As risk clustering becomes more common, how are underwriting models evolving to address correlated losses across different geographies? What specific data points are now essential for a business to provide during the application process to prove they are prepared for a large-scale systemic event?
Underwriting models are evolving to look at “aggregation risk,” which is how a single event can trigger losses across multiple policyholders simultaneously. At Tokio Marine HCC, for instance, we work with in-house security specialists to update models based on emerging threat intelligence rather than just historical data. For a business to prove readiness, they must now provide specific data points on their dependency mapping, such as a list of critical SaaS providers and their own internal failover protocols. We also look for evidence of regular stress-testing and “incident response readiness” scores that show the organization has a plan for when—not if—a shared service provider fails.
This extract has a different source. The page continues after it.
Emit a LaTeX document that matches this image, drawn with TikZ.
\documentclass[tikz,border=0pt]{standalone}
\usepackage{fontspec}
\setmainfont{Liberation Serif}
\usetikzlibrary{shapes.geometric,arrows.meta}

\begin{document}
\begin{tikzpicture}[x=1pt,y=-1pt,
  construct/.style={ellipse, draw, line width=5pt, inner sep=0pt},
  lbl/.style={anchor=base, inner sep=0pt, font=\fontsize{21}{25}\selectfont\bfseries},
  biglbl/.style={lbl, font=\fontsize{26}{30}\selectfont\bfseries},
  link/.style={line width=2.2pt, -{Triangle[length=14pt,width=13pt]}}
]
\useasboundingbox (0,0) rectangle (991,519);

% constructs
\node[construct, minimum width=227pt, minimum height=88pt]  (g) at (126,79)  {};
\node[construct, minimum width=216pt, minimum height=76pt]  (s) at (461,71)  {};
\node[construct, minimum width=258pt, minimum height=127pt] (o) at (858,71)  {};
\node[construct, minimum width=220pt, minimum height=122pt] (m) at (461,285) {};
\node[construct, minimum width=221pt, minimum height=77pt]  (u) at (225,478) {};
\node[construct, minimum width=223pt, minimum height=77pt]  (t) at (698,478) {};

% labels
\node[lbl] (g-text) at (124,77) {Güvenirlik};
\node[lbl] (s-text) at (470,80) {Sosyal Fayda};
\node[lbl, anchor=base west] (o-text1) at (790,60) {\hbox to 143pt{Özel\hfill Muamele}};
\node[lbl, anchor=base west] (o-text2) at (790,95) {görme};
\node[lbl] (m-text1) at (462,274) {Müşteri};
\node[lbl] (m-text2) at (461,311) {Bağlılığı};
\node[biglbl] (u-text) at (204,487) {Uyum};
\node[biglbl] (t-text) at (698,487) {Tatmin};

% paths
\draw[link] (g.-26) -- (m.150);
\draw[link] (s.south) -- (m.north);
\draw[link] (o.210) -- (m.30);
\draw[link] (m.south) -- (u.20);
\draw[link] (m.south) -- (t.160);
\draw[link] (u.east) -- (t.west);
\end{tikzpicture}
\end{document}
This data allows insurers to diversify their portfolios across different industries and geographies to ensure they remain adequately capitalized.
What is your forecast for the evolution of systemic cyber risk through 2026?
By 2026, the defining theme of the cyber landscape will be resilience over pure prevention, as the concentration of digital ecosystems makes “zero-risk” an unattainable goal. We will likely see a move toward more standardized and disciplined identity governance as organizations realize that credentials are the new perimeter. Systemic risks will continue to grow as more industries adopt shared AI-driven tools, but the insurance market will adapt by using more sophisticated modeling to price these correlated risks accurately. Ultimately, the companies that thrive will be those that prioritize understanding their critical dependencies and have invested in robust, platform-agnostic recovery mechanisms. The focus will shift from keeping the “bad guys” out to ensuring the business can keep running while the “bad guys” are already inside.